I really like it overall. Even the cream color of the pages, which normally drives me batty. But each detail feels chosen to illicit the aged and weathered field. The journal feels important without feeling pretentious. It will work with you and look nice doing it for good, long time.
The leather cover
The journal cover is absolutely lovely. The embossing is well detailed and gorgeous. The journal fits well in there, not loose at all so it doesn't shift in use. I think the insert seats well enough that I'm a little worried about getting the darn thing out when I fill it. And, actually, you can see Brett McKay struggling with it in the video linked above.
It's made from full grain leather which you can tell from the unfinished edges on the cover. If you look closely, you can see the grain and the corium layers which have differing density and texture. You can also see the thorough saturation of the tanning and dying. The color is even over the surface and penetrates through the whole thickness of the leather.
The stitching is thick. I'd bet dollars to donuts that it's a single filament polyester thread which is what is used for durable, long last goods where reliability is paramount, like boots. And parachutes.
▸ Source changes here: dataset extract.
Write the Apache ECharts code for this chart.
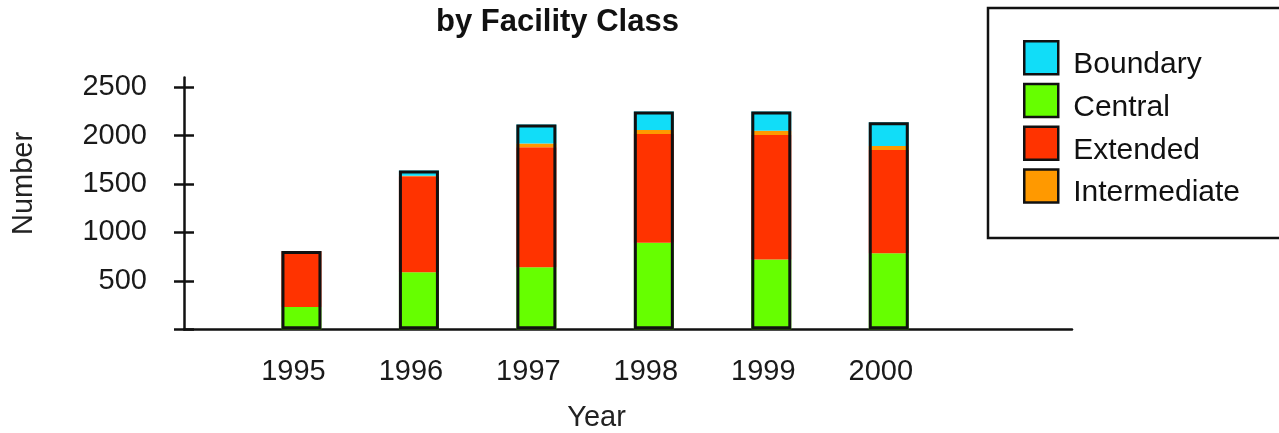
<!DOCTYPE html>
<html>
<head>
<meta charset="utf-8">
<script src="https://cdn.jsdelivr.net/npm/echarts@6/dist/echarts.min.js"></script>
<style>
  html, body { margin: 0; padding: 0; background: #fff; }
  #main { width: 1279px; height: 433px; }
</style>
</head>
<body>
<div id="main"></div>
<script>
// 数据
var years = [1995, 1996, 1997, 1998, 1999, 2000];
var central = [230, 590, 640, 895, 720, 785];
var extended = [575, 990, 1240, 1122, 1287, 1067];
var intermediate = [0, 5, 40, 42, 45, 41];
var boundary = [5, 55, 195, 191, 198, 247];
var yTicks = [0, 500, 1000, 1500, 2000, 2500];
var yLabels = [500, 1000, 1500, 2000, 2500];

var font = "Liberation Sans, Arial, Helvetica, sans-serif";

// 数值放在第0维，让堆叠作用在y上
function pairs(arr) {
  return years.map(function (y, i) { return [arr[i], y]; });
}
// 外框：整根柱子的总高度
var totals = years.map(function (y, i) {
  return central[i] + extended[i] + intermediate[i] + boundary[i];
});

var chart = echarts.init(document.getElementById("main"));

function stackSeries(name, arr, color) {
  return {
    name: name,
    type: "bar",
    stack: "all",
    barWidth: 40,
    encode: { x: 1, y: 0 },
    itemStyle: { color: color },
    data: pairs(arr)
  };
}

var yAxisBase = {
  type: "value",
  min: 0,
  max: 2600,
  interval: 500,
  splitLine: { show: false }
};

var option = {
  animation: false,
  title: {
    text: "by Facility Class",
    left: 436,
    top: 7,
    padding: 0,
    textStyle: { fontFamily: font, fontSize: 31, fontWeight: "bold", color: "#111" }
  },
  legend: {
    orient: "vertical",
    left: 988,
    top: 8,
    padding: [32, 80, 30, 35],
    itemWidth: 34,
    itemHeight: 33,
    itemGap: 3,
    icon: "rect",
    borderColor: "#111",
    borderWidth: 2.5,
    data: ["Boundary", "Central", "Extended", "Intermediate"],
    itemStyle: { borderColor: "#111", borderWidth: 2.5 },
    formatter: "{a|{name}}",
    textStyle: {
      fontFamily: font,
      fontSize: 30,
      color: "#111",
      rich: {
        a: { fontFamily: font, fontSize: 30, color: "#111", padding: [14, 0, 0, 10] }
      }
    }
  },
  grid: {
    left: 184,
    right: 207,
    top: 77.6,
    bottom: 103.7,
    containLabel: false,
    outerBoundsMode: "none"
  },
  xAxis: {
    type: "value",
    min: 1994,
    max: 2001.56,
    interval: 1,
    name: "Year",
    nameLocation: "middle",
    nameGap: 74,
    nameTextStyle: { fontFamily: font, fontSize: 29, color: "#222", padding: [0, 63, 0, 0] },
    axisLine: { show: true, lineStyle: { color: "#111", width: 2.5 } },
    axisTick: { show: false },
    splitLine: { show: false },
    axisLabel: {
      customValues: years,
      margin: 28,
      fontFamily: font,
      fontSize: 29,
      color: "#1a1a1a",
      padding: [0, 16, 0, 0],
      formatter: function (v) { return String(v); }
    }
  },
  yAxis: [
    Object.assign({}, yAxisBase, {
      name: "Number",
      nameLocation: "middle",
      nameGap: 146,
      nameRotate: 90,
      nameTextStyle: { fontFamily: font, fontSize: 29, color: "#222", padding: [0, 0, 0, 40] },
      axisLine: { show: true, lineStyle: { color: "#111", width: 2.5 } },
      axisTick: { show: true, customValues: yTicks, length: 10, lineStyle: { color: "#111", width: 2.5 } },
      axisLabel: {
        customValues: yLabels,
        margin: 37,
        fontFamily: font,
        fontSize: 29,
        color: "#1a1a1a",
        formatter: function (v) { return String(v); }
      }
    }),
    // 第二个轴只用来画向内的刻度，做出穿过轴线的十字刻度
    Object.assign({}, yAxisBase, {
      position: "left",
      axisLine: { show: false },
      axisTick: { show: true, inside: true, customValues: yTicks, length: 10, lineStyle: { color: "#111", width: 2.5 } },
      axisLabel: { show: false }
    })
  ],
  series: [
    stackSeries("Central", central, "#66FF00"),
    stackSeries("Extended", extended, "#FF3300"),
    stackSeries("Intermediate", intermediate, "#FF9900"),
    stackSeries("Boundary", boundary, "#11DDF8"),
    {
      name: "outline",
      type: "bar",
      barWidth: 40,
      barGap: "-100%",
      z: 5,
      encode: { x: 1, y: 0 },
      itemStyle: { color: "rgba(0,0,0,0)", borderColor: "#111", borderWidth: 3 },
      data: pairs(totals)
    }
  ]
};

chart.setOption(option);
</script>
</body>
</html>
And it smells just great. You guys, well-made leather goods have a wondrous aroma and if you haven't ever had a well-made, high quality leather good, you really should. (When I bought my Saddleback Leather satchel, I shoved my entire head into it to get as much of the scent as possible.)
The pen loop inside has been useless for me. Fountain pens don't fit well, if at all, nor does the leather hold them in place because of their weight. Fountain pen clips are designed to slip into pockets, over pocket fabric, where the tension in the clip in conjunction with the fabric under the whole of the clip hold it in place.
To benefit from this with the supplied pen loop, you have to partially slide the pen in so the ball of the clip rests on the end of the loop. (pictured above) But you only have a little leather under the clip which doesn't rest against the top of the clip meaning it is unstable. Now, you could slip the pen in the pock on the inside flap...
But it slips out because theres nothing to prevent that in fabric tension or a sewn pocket for the pen.
I suspect none of this is a problem if you use a standard, lightweight ballpoint pen.
The ribbon bookmark is a stiff nylon, I think. It is problematic. It is a little too short and stiff to properly do its duty as a marker. The latter should fix itself over time and may reduce the following problem. Because the ribbon is so stiff and the pages of the book are so thick that they don't close well, the ribbon tends to slide out of place.
The placement of the ribbon exacerbates it. It is sewn directly center on the cover with the long end running to the left, away from the insert. So when you place it, you have increased resistance because of the direction and placement the ribbon is sewn and the pulling.
On their own, the shortness and stiffness, would be minor problems if at all. But add those to the sewing choice and it makes the ribbon hard to use.
If I were to suggest any differences in a 2.0 version, it would be to add a second ribbon of different color and a band around the midsection.
A band would help keep the cover and pages closed, especially over time as it fattens with use. It would also keep the ribbon seated. The Midori traveler's notebook covers could be a good model rather than, say, the moleskin, as the dimensions of the franklin journal would look funny with the latter.
The second ribbon would allow marking the weekly grid and the current day page. Considering that the intended use is to fill out both the daily notes and each weekly box in the virtue grid. I find myself opening the book, moving the marker to the weekly page, filling out the daily page, flipping back to the weekly grid, then re-marking the daily page. It's not the greatest (nor terrible to do) but could be better.
And I'd add a pen pocket instead of the loop, something sewn shut, you could slide a pen into. You'd have to be clever in implementation because you wouldn't want to mar the cover's exterior with a second line of stitching.
Even if you just dutch the pen loop and make the pocket about 80% the height of the cover, you could use that. The pen clip would have the full length of the leather to seat itself on. It would be functional for heavier fountain pens while still allowing for regular ballpoints to sit.
The product is fantastic and I have really enjoyed using it despite some quibbles because of how I use it. The only non-specific flaw is the ribbon and the pen loop issue is probably less likely to happen, but of moderate impact. I fully intend to continue purchasing the inserts on my own moral journey. And I'm really looking forward to what it looks like in a year.